Gavin: I have a story about when we put out our first album, About You. I was asked at the time about the title of the record and I think I was really convinced that I really had written a record that a lot of it was about this other person who I was really fixated on. And then I remember reading something a fan had written about the record afterwards and they were like, “And obviously, the title is ironic because it’s called About You, but it’s a record about the person who’s singing these songs; it says much more about her than it does about the person that she’s singing about.”And I just thought it was funny because it just shows how deluded you can be about what you’ve written about, and I think that that’s actually just as interesting. Asking an artist what they’ve written about and then seeing what they get wrong about themselves, that’s really fascinating because it also then dictates the path forward. It’s kind of what you said earlier about whatever you’ve written about, you kind of have this pull to then go and explore another piece because we’re all very expansive creatures and you’re never gonna get the whole thing right in one go. So all that to say, there’s a song on the record called “Loose Garment.” And the lyrics on the song are kind of about how I’m still a human that experiences emotions really deeply and I have a very deep range of emotion, but these emotions, I used to be really in their grip, and now as part of getting older and making just changes in my inner life, I have a little bit of space that allows me to experience a very wide range of emotion without losing myself in it. So I think that this is a document of just us coming of age a bit more and having more access to things like joy and choice. There is suffering and loss on this album, but there’s a lot more tenderness in my relationship with myself on the record, and there’s a celebration of that. So, yeah, I can’t condense it into one thing, but at least at this point, I am aware of the fact that I’m writing about myself.

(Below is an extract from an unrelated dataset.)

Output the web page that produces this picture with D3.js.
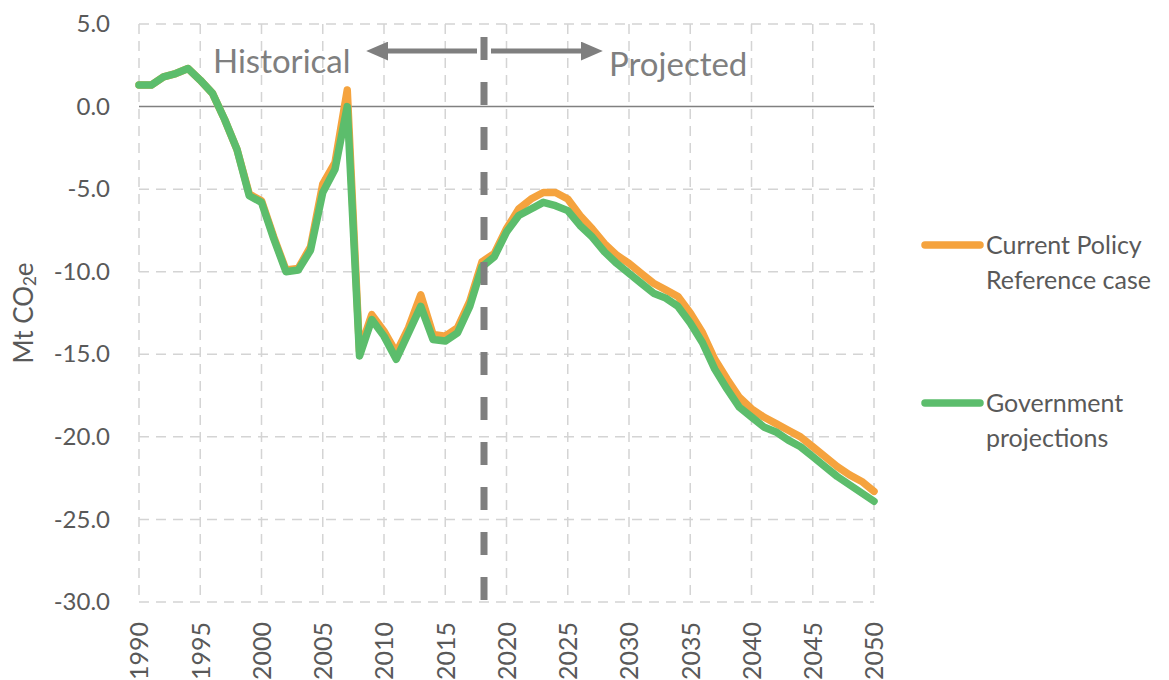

Baltin: Are there artists that you admire for the way they’ve evolved?

Maskin: I would say Joni Mitchell. Every record of hers you can hear her growth sonically, and I’ve always just found it to be so interesting because I think you can get stuck in a trap, especially nowadays. Maybe it’s more of a reminder to not try to recreate something you’ve already done because it’s been successful and I feel like she always did something that was new and interesting to her no matter what and that was the guiding force to the songs that she was making.

McPherson: Yeah, definitely. I think in the music industry, there’s so much emphasis put on the works that you do as a young person, I think just because we’re a very youth-centric society. But a lot of the times I find the music that is the most influential and helpful to me is often made by women who are in their 40s.

So there are numerous artists that I’m obsessed with in that way. Joni being one of them, for sure. All my favorite stuff of hers is stuff that she made in the ’90s. And I love Shawn Colvin. I love divorce music. I think that is just some of the hottest s**t on the streets that people are sleeping on.

Baltin: The Chicks actually gave me their whole divorce playlist. So what are your top two divorce songs?

McPherson: There are so many good ones. I’m obsessed with the whole album, A Few Small Repairs by Shawn Colvin. I think there’s some divorce bangers on that record. I really did like the new Adele record, thought that some good divorce bangers on it. The Chicks have great divorce bangers.

Baltin: Just please tell me when you’re all older and the time is right, that you will make a record called Divorce Bangers.

McPherson: That’ll be sick.

Baltin: What’s the one song off this album that you are most excited to see how fans respond to it live?

Maskin: I’m actually gonna say this song, “What I Want,” which might be other people’s answers too. Naomi and I worked with our generalized production manager and everything man on getting our temper tones in and we were doing that and we’re like, “Oh f**k, this is gonna be sick.” And also the gays will go crazy.

Gavin: Yeah, that’s the one, undoubtedly.